Politik

Umstrittene Pflegekammer in Niedersachsen wird aufgelöst

  • Montag, 7. September 2020
Carola Reimann (SPD). /picture alliance, Hauke-Christian Dittrich
Carola Reimann (SPD). /picture alliance, Hauke-Christian Dittrich

Hannover – Die umstrittene Pflegekammer in Niedersachsen wird aufgelöst. Das hat Nie­dersachsens Sozialministerin Carola Reimann (SPD) heute nach Vorlage des Ergebnisses einer Online-Befragung in Hannover mitgeteilt.

Dabei stimmen 70,6 Prozent der teilnehmenden Pflegekräfte gegen den Fortbestand der Kammer und 22,6 Prozent dafür. Die übrigen Teilnehmer enthielten sich. „Das Ergeb­nis ist eindeutig“, sagte Reimann. „Wir werden diesen deutlichen Zahlen nun unverzüglich die Auflösung der Pflegekammer folgen lassen.“ Ein entsprechendes Gesetz werde vorberei­tet.

Aus den Pflegeverbänden kamen enttäuschte Stimmen. „Wie sollen Pflegende die Wir­kung ihrer Berufsvertretung beurteilen, wenn diese noch gar keine Chance hatte, sie zu entfalten“, kritisierte Martin Dichter, Vorsitzender des Deutschen Berufsverbands für Pflegeberufe Nordwest (DBfK Nordwest).

„Das ist nicht das Ergebnis einer Vollbefragung, sondern das Votum einer Minderheit der Pflegefachpersonen in Niedersachsen“, mahnte Dichter. Falls Reimann daraus die Legiti­ma­tion ableitet, die Kammer aufzulösen, halte man das „für einen Skandal“. Die Politik habe die Pflegekammer weder im Heilberufegesetz Niedersachsen verankert, noch eine klare Kompetenzzuschreibung und eine Anschubfinanzierung gewährleistet.

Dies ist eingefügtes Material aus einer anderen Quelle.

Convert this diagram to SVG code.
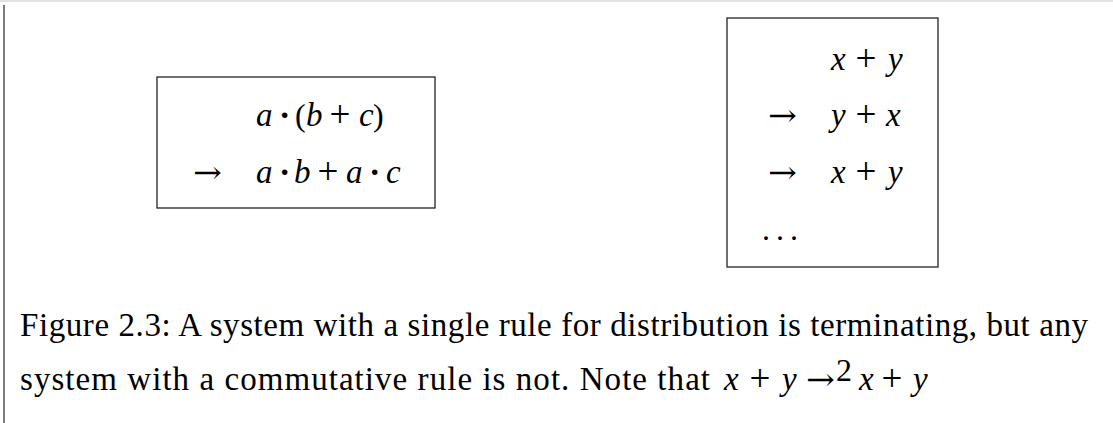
<svg xmlns="http://www.w3.org/2000/svg" width="1113" height="423" viewBox="0 0 1113 423">
<style>
text{font-family:"Liberation Serif","Times New Roman",serif;font-size:32px;fill:#000}
.i{font-style:italic;font-size:33px}
.m{text-anchor:middle}
.p{font-size:37px}
.d{font-size:34px;font-weight:bold}
.ar{font-family:"DejaVu Serif","Liberation Serif",serif;font-size:31px}
.cap{font-size:33px}
.box{fill:none;stroke:#222;stroke-width:1.3}
</style>
<rect x="0" y="0" width="1113" height="423" fill="#fff"/>
<line x1="0" y1="1" x2="1113" y2="1" stroke="#d8d8d8" stroke-width="1.5"/>
<line x1="4" y1="5" x2="4" y2="423" stroke="#333" stroke-width="1.3"/>
<g id="node-distribution">
<rect class="box" x="157" y="77" width="278" height="131"/>
<text class="i" x="256" y="126">a</text>
<text class="m d" x="284.6" y="126">·</text>
<text x="295" y="126">(</text>
<text class="i" x="306" y="126">b</text>
<text class="m p" x="340" y="127">+</text>
<text class="i" x="359" y="126">c</text>
<text x="373" y="126">)</text>
<text class="ar" x="193" y="183" textLength="29" lengthAdjust="spacingAndGlyphs">→</text>
<text class="i" x="256" y="183">a</text>
<text class="m d" x="284.6" y="183">·</text>
<text class="i" x="294" y="183">b</text>
<text class="m p" x="328" y="184">+</text>
<text class="i" x="346" y="183">a</text>
<text class="m d" x="374.6" y="183">·</text>
<text class="i" x="386" y="183">c</text>
</g>
<g id="node-commutative">
<rect class="box" x="727" y="18" width="211" height="249"/>
<text class="i" x="831" y="70">x</text>
<text class="m p" x="866" y="71">+</text>
<text class="i" x="888" y="70">y</text>
<text class="ar" x="768" y="126" textLength="29" lengthAdjust="spacingAndGlyphs">→</text>
<text class="i" x="831" y="126">y</text>
<text class="m p" x="866" y="127">+</text>
<text class="i" x="886" y="126">x</text>
<text class="ar" x="768" y="183" textLength="29" lengthAdjust="spacingAndGlyphs">→</text>
<text class="i" x="831" y="183">x</text>
<text class="m p" x="866" y="184">+</text>
<text class="i" x="888" y="183">y</text>
<text x="762 776 790" y="240">...</text>
</g>
<g id="connectors"></g>
<g id="caption">
<text class="cap" x="20" y="336" textLength="1068" lengthAdjust="spacing">Figure 2.3: A system with a single rule for distribution is terminating, but any</text>
<text class="cap" x="20" y="390" textLength="690" lengthAdjust="spacing">system with a commutative rule is not. Note that</text>
<text class="i" x="724" y="390">x</text>
<text class="m p" x="760" y="391">+</text>
<text class="i" x="782" y="390">y</text>
<text class="ar" x="806" y="390" textLength="29" lengthAdjust="spacingAndGlyphs">→</text>
<text x="836" y="381" font-size="22">2</text>
<text class="i" x="859" y="390">x</text>
<text class="m p" x="892" y="391">+</text>
<text class="i" x="913" y="390">y</text>
</g>
</svg>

„Ich wünsche mir, dass die Pflegekräfte weiter zu Wort kommen und sich Gehör verschaff­en“, sagte Reimann. Verstärkt seien die Gewerkschaften nun gefragt.

Volker Meyer, sozial­politischer Sprecher der CDU-Landtagsfraktion, betonte, die CDU habe schon immer vor Zwangsmitgliedschaft und Zwangsbeiträgen gewarnt. Die Landes­regierung müsse jetzt prüfen, wie die Abwicklung der Kammer erfolgen kann und in wel­chem Zeitraum dies passieren muss.

Den Pflegenden stehe es frei, sich selbständig zu organisieren und sich eine freiwillige Vertretung zu schaffen. Dies werde die CDU-Fraktion politisch gerne begleiten.

„Die Pflegekammer Niedersachsen ist eine Körperschaft des öffentlichen Rechtes. Sie beruht auf einem gesetzlichen Auftrag, den der Landtag des Landes Niedersachsen erteilt hat“, betonte Nadya Klarmann, Präsidentin der Pflegekammer Niedersachsen. Dieser könne nicht einfach auf der Basis eines Minderheitenvotums revidiert werden. Dies sei „rechtlich mehr als fragwürdig“.

Selbst bei einem Volksentscheid, bei dem die Wahlberechtigten dem Landtag einen ge­setz­lichen Auftrag erteilen können, bedürfe es eines Quorums von 25 Prozent Zustimm­ung aller Wahlberechtigten.

Hiervon seien die Ergebnisse der Online-Umfrage weit entfernt. Nur 13,7 Prozent der Pflegekräfte hätten sich gegen den Fortbestand der Pflegekammer ausgesprochen. Eine Bewertung der Arbeit der Pflegekammer aufgrund dieser Ergebnisse entbehre jeder Grund­lage.

Die Kammer als Interessenvertretung der Pflegebeschäftigten wurde 2017 ins Leben gerufen. Ärger gab es, weil alle Pflegekräfte auch gegen ihren Willen Pflichtmitglieder in der Kammer werden und einen Mitgliedsbeitrag zahlen sollten.

Ende vergangenen Jahres entschied das Land dann, die Kosten zu tragen und keine Bei­träge mehr von den Beschäftigten zu erheben. Dadurch sahen sich Teile der Kammer in einer unerwünschten Abhängigkeit von der Landespolitik.

Im Zuge der Abwicklung der Kammer sollen nun auch die 2018 und 2019 geleisteten Mitgliedsbeiträge zurückgezahlt werden. „Dies soll so schnell wie möglich passieren“, teilte Reimann mit.

Klaren Rückhalt für die Pflegekammer gab es im Parlament zuletzt nur noch von der SPD und den Grünen, die die Vertretung während der rot-grünen Vorgängerregierung ins Leben gerufen hatten.